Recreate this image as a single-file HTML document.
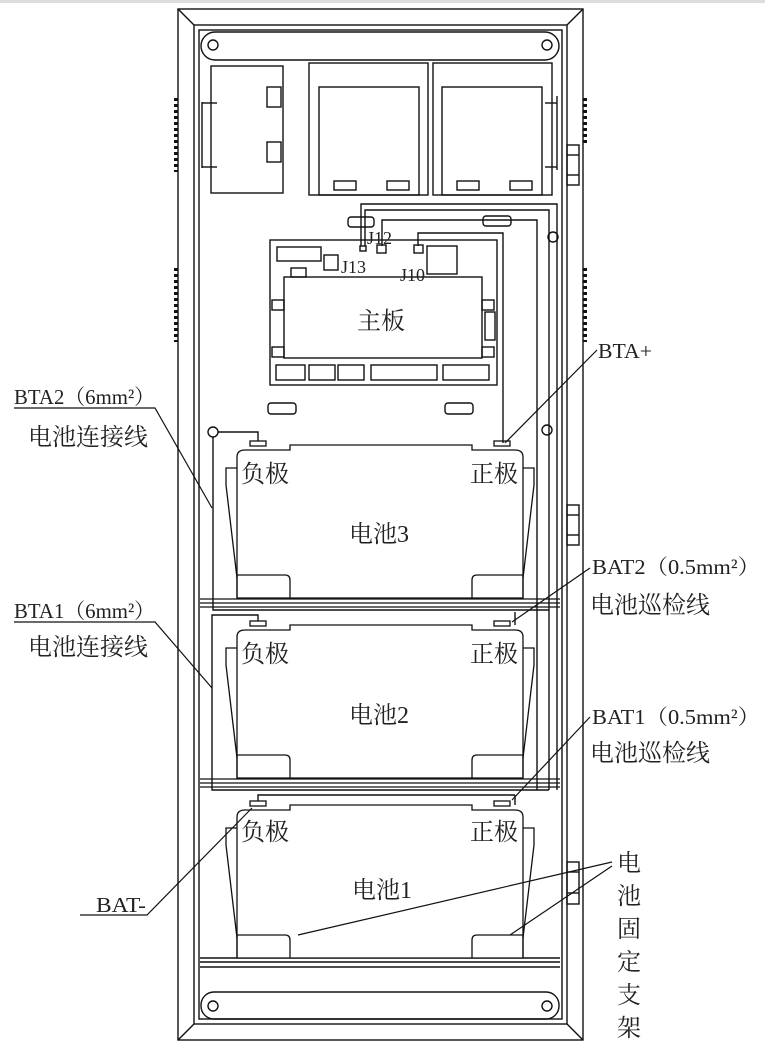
<!DOCTYPE html>
<html><head><meta charset="utf-8"><style>
html,body{margin:0;padding:0;background:#fff;}
svg{display:block;}
text{font-family:"Liberation Serif","Noto Serif CJK SC","Noto Sans CJK SC",serif;fill:#222;}
</style></head><body>
<svg width="765" height="1044" viewBox="0 0 765 1044" xmlns="http://www.w3.org/2000/svg">
<defs>
<g id="bat" fill="none" stroke="#111" stroke-width="1.3">
  <path d="M237,598 V457 Q237,450 245,450 H290 V445 H472 V450 H515 Q523,450 523,457 V598 Z" fill="#fff"/>
  <rect x="250" y="441" width="16" height="5"/>
  <rect x="494" y="441" width="16" height="5"/>
  <path d="M237,468 H226 V485 L237,578"/>
  <path d="M523,468 H534 V485 L523,578"/>
  <path d="M237,598 V575 H285 Q290,575 290,580 V598"/>
  <path d="M523,598 V575 H477 Q472,575 472,580 V598"/>
</g>
<g id="shelf" fill="none" stroke="#111" stroke-width="1.2">
  <line x1="200" y1="599" x2="560" y2="599"/>
  <line x1="200" y1="603" x2="560" y2="603"/>
  <line x1="200" y1="607" x2="560" y2="607"/>
</g>
</defs>
<rect x="0" y="0" width="765" height="3" fill="#ddd"/>
<g fill="none" stroke="#111" stroke-width="1.4">
  <rect x="178" y="9" width="405" height="1031"/>
  <rect x="194" y="25" width="373" height="999"/>
  <rect x="199" y="30" width="363" height="989"/>
  <line x1="178" y1="9" x2="194" y2="25"/><line x1="583" y1="9" x2="567" y2="25"/>
  <line x1="178" y1="1040" x2="194" y2="1024"/><line x1="583" y1="1040" x2="567" y2="1024"/>
  <rect x="201" y="32" width="358" height="28" rx="14"/>
  <circle cx="213" cy="45" r="5"/><circle cx="547" cy="45" r="5"/>
  <rect x="201" y="992" width="358" height="27" rx="13"/>
  <circle cx="213" cy="1006" r="5"/><circle cx="547" cy="1006" r="5"/>
  <line x1="200" y1="958" x2="560" y2="958"/><line x1="200" y1="962" x2="560" y2="962"/><line x1="200" y1="967" x2="560" y2="967"/>
  <rect x="211" y="66" width="72" height="127"/>
  <rect x="267" y="87" width="14" height="20"/><rect x="267" y="142" width="14" height="20"/>
  <line x1="202" y1="102" x2="202" y2="168"/><line x1="202" y1="103" x2="217" y2="103"/><line x1="202" y1="167" x2="217" y2="167"/>
  <rect x="309" y="63" width="119" height="132"/><rect x="319" y="87" width="100" height="108"/>
  <rect x="334" y="181" width="22" height="9"/><rect x="387" y="181" width="22" height="9"/>
  <rect x="433" y="63" width="119" height="132"/><rect x="442" y="87" width="100" height="108"/>
  <rect x="457" y="181" width="22" height="9"/><rect x="510" y="181" width="22" height="9"/>
  <line x1="557" y1="96" x2="557" y2="170"/><line x1="545" y1="103" x2="557" y2="103"/><line x1="545" y1="167" x2="557" y2="167"/>
  <rect x="270" y="240" width="227" height="145"/>
  <rect x="284" y="277" width="198" height="81"/>
  <rect x="277" y="247" width="44" height="14"/><rect x="324" y="255" width="14" height="15"/>
  <rect x="291" y="268" width="15" height="9"/>
  <rect x="427" y="246" width="30" height="28"/>
  <rect x="272" y="300" width="12" height="10"/><rect x="272" y="347" width="12" height="10"/>
  <rect x="482" y="300" width="12" height="10"/><rect x="482" y="347" width="12" height="10"/>
  <rect x="485" y="312" width="10" height="28"/>
  <rect x="276" y="365" width="29" height="15"/><rect x="309" y="365" width="26" height="15"/><rect x="338" y="365" width="26" height="15"/>
  <rect x="371" y="365" width="66" height="15"/><rect x="443" y="365" width="46" height="15"/>
  <rect x="360" y="246" width="6" height="5"/><rect x="377" y="245" width="9" height="8"/><rect x="414" y="245" width="9" height="8"/>
  <rect x="348" y="217" width="26" height="10" rx="3"/><rect x="483" y="216" width="28" height="10" rx="3"/>
  <rect x="268" y="403" width="28" height="11" rx="3"/><rect x="445" y="403" width="28" height="11" rx="3"/>
  <path d="M361,246 V204 H557 V790"/>
  <path d="M365,246 V210 H549 V790"/>
  <path d="M382,246 V220 H537 V790"/>
  <path d="M418,246 V233 H503 V443"/>
  <circle cx="553" cy="237" r="5"/><circle cx="547" cy="430" r="5"/>
  <circle cx="213" cy="432" r="5"/>
  <path d="M213,437 V610 H549"/>
  <path d="M258,441 V432 H218"/>
  <path d="M258,621 V615 H212 V790 H549"/>
  <path d="M515,625 V612"/><path d="M515,805 V795"/>
  <path d="M258,801 V795 H515"/>
  <rect x="567" y="145" width="12" height="40"/><line x1="567" y1="155" x2="579" y2="155"/><line x1="567" y1="175" x2="579" y2="175"/>
  <rect x="567" y="505" width="12" height="40"/><line x1="567" y1="515" x2="579" y2="515"/><line x1="567" y1="535" x2="579" y2="535"/>
  <rect x="567" y="862" width="12" height="42"/><line x1="567" y1="872" x2="579" y2="872"/><line x1="567" y1="893" x2="579" y2="893"/>
</g>
<g stroke="#111" stroke-width="4" stroke-dasharray="3,3">
  <line x1="176" y1="98" x2="176" y2="172"/><line x1="176" y1="268" x2="176" y2="342"/>
  <line x1="585" y1="98" x2="585" y2="145"/><line x1="585" y1="268" x2="585" y2="342"/>
</g>
<use href="#bat"/><use href="#bat" y="180"/><use href="#bat" y="360"/>
<use href="#shelf"/><use href="#shelf" y="180"/>
<g fill="none" stroke="#111" stroke-width="1.2">
  <path d="M14,408 H155 L212,508"/>
  <path d="M14,622 H155 L212,688"/>
  <path d="M80,915 H147 L252,808"/>
  <path d="M597,350 L505,443"/>
  <path d="M590,568 L512,622"/>
  <path d="M590,717 L512,800"/>
  <path d="M612,862 L298,935"/>
  <path d="M612,866 L510,935"/>
</g>
<g font-size="24">
  <text x="357" y="329">主板</text>
  <text x="241" y="482">负极</text><text x="470" y="482">正极</text>
  <text x="349" y="542">电池3</text>
  <text x="241" y="662">负极</text><text x="470" y="662">正极</text>
  <text x="349" y="723">电池2</text>
  <text x="241" y="840">负极</text><text x="470" y="840">正极</text>
  <text x="352" y="898">电池1</text>
</g>
<g font-size="18">
  <text x="367" y="244">J12</text><text x="341" y="273">J13</text><text x="400" y="281">J10</text>
</g>
<g font-size="21">
  <text x="14" y="404" textLength="141" lengthAdjust="spacingAndGlyphs">BTA2（6mm²）</text>
  <text x="14" y="618" textLength="141" lengthAdjust="spacingAndGlyphs">BTA1（6mm²）</text>
  <text x="96" y="912" textLength="50" lengthAdjust="spacingAndGlyphs">BAT-</text>
  <text x="598" y="358" textLength="54" lengthAdjust="spacingAndGlyphs">BTA+</text>
  <text x="592" y="574" textLength="168" lengthAdjust="spacingAndGlyphs">BAT2（0.5mm²）</text>
  <text x="592" y="724" textLength="168" lengthAdjust="spacingAndGlyphs">BAT1（0.5mm²）</text>
</g>
<g font-size="24">
  <text x="28" y="445">电池连接线</text>
  <text x="28" y="655">电池连接线</text>
  <text x="590" y="613">电池巡检线</text>
  <text x="590" y="761">电池巡检线</text>
  <text x="617" y="871">电</text><text x="617" y="904">池</text><text x="617" y="937">固</text>
  <text x="617" y="970">定</text><text x="617" y="1003">支</text><text x="617" y="1036">架</text>
</g>
</svg>
</body></html>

· · · · ·

## Task details
Omit the pictures and output all of the other material exactly.

## Expected answer
Recreate this image as a single-file HTML document.
<!DOCTYPE html>
<html><head><meta charset="utf-8"><style>
html,body{margin:0;padding:0;background:#fff;}
svg{display:block;}
text{font-family:"Liberation Serif","Noto Serif CJK SC","Noto Sans CJK SC",serif;fill:#222;}
</style></head><body>
<svg width="765" height="1044" viewBox="0 0 765 1044" xmlns="http://www.w3.org/2000/svg">
<defs>
<g id="bat" fill="none" stroke="#111" stroke-width="1.3">
  <path d="M237,598 V457 Q237,450 245,450 H290 V445 H472 V450 H515 Q523,450 523,457 V598 Z" fill="#fff"/>
  <rect x="250" y="441" width="16" height="5"/>
  <rect x="494" y="441" width="16" height="5"/>
  <path d="M237,468 H226 V485 L237,578"/>
  <path d="M523,468 H534 V485 L523,578"/>
  <path d="M237,598 V575 H285 Q290,575 290,580 V598"/>
  <path d="M523,598 V575 H477 Q472,575 472,580 V598"/>
</g>
<g id="shelf" fill="none" stroke="#111" stroke-width="1.2">
  <line x1="200" y1="599" x2="560" y2="599"/>
  <line x1="200" y1="603" x2="560" y2="603"/>
  <line x1="200" y1="607" x2="560" y2="607"/>
</g>
</defs>
<rect x="0" y="0" width="765" height="3" fill="#ddd"/>
<g fill="none" stroke="#111" stroke-width="1.4">
  <rect x="178" y="9" width="405" height="1031"/>
  <rect x="194" y="25" width="373" height="999"/>
  <rect x="199" y="30" width="363" height="989"/>
  <line x1="178" y1="9" x2="194" y2="25"/><line x1="583" y1="9" x2="567" y2="25"/>
  <line x1="178" y1="1040" x2="194" y2="1024"/><line x1="583" y1="1040" x2="567" y2="1024"/>
  <rect x="201" y="32" width="358" height="28" rx="14"/>
  <circle cx="213" cy="45" r="5"/><circle cx="547" cy="45" r="5"/>
  <rect x="201" y="992" width="358" height="27" rx="13"/>
  <circle cx="213" cy="1006" r="5"/><circle cx="547" cy="1006" r="5"/>
  <line x1="200" y1="958" x2="560" y2="958"/><line x1="200" y1="962" x2="560" y2="962"/><line x1="200" y1="967" x2="560" y2="967"/>
  <rect x="211" y="66" width="72" height="127"/>
  <rect x="267" y="87" width="14" height="20"/><rect x="267" y="142" width="14" height="20"/>
  <line x1="202" y1="102" x2="202" y2="168"/><line x1="202" y1="103" x2="217" y2="103"/><line x1="202" y1="167" x2="217" y2="167"/>
  <rect x="309" y="63" width="119" height="132"/><rect x="319" y="87" width="100" height="108"/>
  <rect x="334" y="181" width="22" height="9"/><rect x="387" y="181" width="22" height="9"/>
  <rect x="433" y="63" width="119" height="132"/><rect x="442" y="87" width="100" height="108"/>
  <rect x="457" y="181" width="22" height="9"/><rect x="510" y="181" width="22" height="9"/>
  <line x1="557" y1="96" x2="557" y2="170"/><line x1="545" y1="103" x2="557" y2="103"/><line x1="545" y1="167" x2="557" y2="167"/>
  <rect x="270" y="240" width="227" height="145"/>
  <rect x="284" y="277" width="198" height="81"/>
  <rect x="277" y="247" width="44" height="14"/><rect x="324" y="255" width="14" height="15"/>
  <rect x="291" y="268" width="15" height="9"/>
  <rect x="427" y="246" width="30" height="28"/>
  <rect x="272" y="300" width="12" height="10"/><rect x="272" y="347" width="12" height="10"/>
  <rect x="482" y="300" width="12" height="10"/><rect x="482" y="347" width="12" height="10"/>
  <rect x="485" y="312" width="10" height="28"/>
  <rect x="276" y="365" width="29" height="15"/><rect x="309" y="365" width="26" height="15"/><rect x="338" y="365" width="26" height="15"/>
  <rect x="371" y="365" width="66" height="15"/><rect x="443" y="365" width="46" height="15"/>
  <rect x="360" y="246" width="6" height="5"/><rect x="377" y="245" width="9" height="8"/><rect x="414" y="245" width="9" height="8"/>
  <rect x="348" y="217" width="26" height="10" rx="3"/><rect x="483" y="216" width="28" height="10" rx="3"/>
  <rect x="268" y="403" width="28" height="11" rx="3"/><rect x="445" y="403" width="28" height="11" rx="3"/>
  <path d="M361,246 V204 H557 V790"/>
  <path d="M365,246 V210 H549 V790"/>
  <path d="M382,246 V220 H537 V790"/>
  <path d="M418,246 V233 H503 V443"/>
  <circle cx="553" cy="237" r="5"/><circle cx="547" cy="430" r="5"/>
  <circle cx="213" cy="432" r="5"/>
  <path d="M213,437 V610 H549"/>
  <path d="M258,441 V432 H218"/>
  <path d="M258,621 V615 H212 V790 H549"/>
  <path d="M515,625 V612"/><path d="M515,805 V795"/>
  <path d="M258,801 V795 H515"/>
  <rect x="567" y="145" width="12" height="40"/><line x1="567" y1="155" x2="579" y2="155"/><line x1="567" y1="175" x2="579" y2="175"/>
  <rect x="567" y="505" width="12" height="40"/><line x1="567" y1="515" x2="579" y2="515"/><line x1="567" y1="535" x2="579" y2="535"/>
  <rect x="567" y="862" width="12" height="42"/><line x1="567" y1="872" x2="579" y2="872"/><line x1="567" y1="893" x2="579" y2="893"/>
</g>
<g stroke="#111" stroke-width="4" stroke-dasharray="3,3">
  <line x1="176" y1="98" x2="176" y2="172"/><line x1="176" y1="268" x2="176" y2="342"/>
  <line x1="585" y1="98" x2="585" y2="145"/><line x1="585" y1="268" x2="585" y2="342"/>
</g>
<use href="#bat"/><use href="#bat" y="180"/><use href="#bat" y="360"/>
<use href="#shelf"/><use href="#shelf" y="180"/>
<g fill="none" stroke="#111" stroke-width="1.2">
  <path d="M14,408 H155 L212,508"/>
  <path d="M14,622 H155 L212,688"/>
  <path d="M80,915 H147 L252,808"/>
  <path d="M597,350 L505,443"/>
  <path d="M590,568 L512,622"/>
  <path d="M590,717 L512,800"/>
  <path d="M612,862 L298,935"/>
  <path d="M612,866 L510,935"/>
</g>
<g font-size="24">
  <text x="357" y="329">主板</text>
  <text x="241" y="482">负极</text><text x="470" y="482">正极</text>
  <text x="349" y="542">电池3</text>
  <text x="241" y="662">负极</text><text x="470" y="662">正极</text>
  <text x="349" y="723">电池2</text>
  <text x="241" y="840">负极</text><text x="470" y="840">正极</text>
  <text x="352" y="898">电池1</text>
</g>
<g font-size="18">
  <text x="367" y="244">J12</text><text x="341" y="273">J13</text><text x="400" y="281">J10</text>
</g>
<g font-size="21">
  <text x="14" y="404" textLength="141" lengthAdjust="spacingAndGlyphs">BTA2（6mm²）</text>
  <text x="14" y="618" textLength="141" lengthAdjust="spacingAndGlyphs">BTA1（6mm²）</text>
  <text x="96" y="912" textLength="50" lengthAdjust="spacingAndGlyphs">BAT-</text>
  <text x="598" y="358" textLength="54" lengthAdjust="spacingAndGlyphs">BTA+</text>
  <text x="592" y="574" textLength="168" lengthAdjust="spacingAndGlyphs">BAT2（0.5mm²）</text>
  <text x="592" y="724" textLength="168" lengthAdjust="spacingAndGlyphs">BAT1（0.5mm²）</text>
</g>
<g font-size="24">
  <text x="28" y="445">电池连接线</text>
  <text x="28" y="655">电池连接线</text>
  <text x="590" y="613">电池巡检线</text>
  <text x="590" y="761">电池巡检线</text>
  <text x="617" y="871">电</text><text x="617" y="904">池</text><text x="617" y="937">固</text>
  <text x="617" y="970">定</text><text x="617" y="1003">支</text><text x="617" y="1036">架</text>
</g>
</svg>
</body></html>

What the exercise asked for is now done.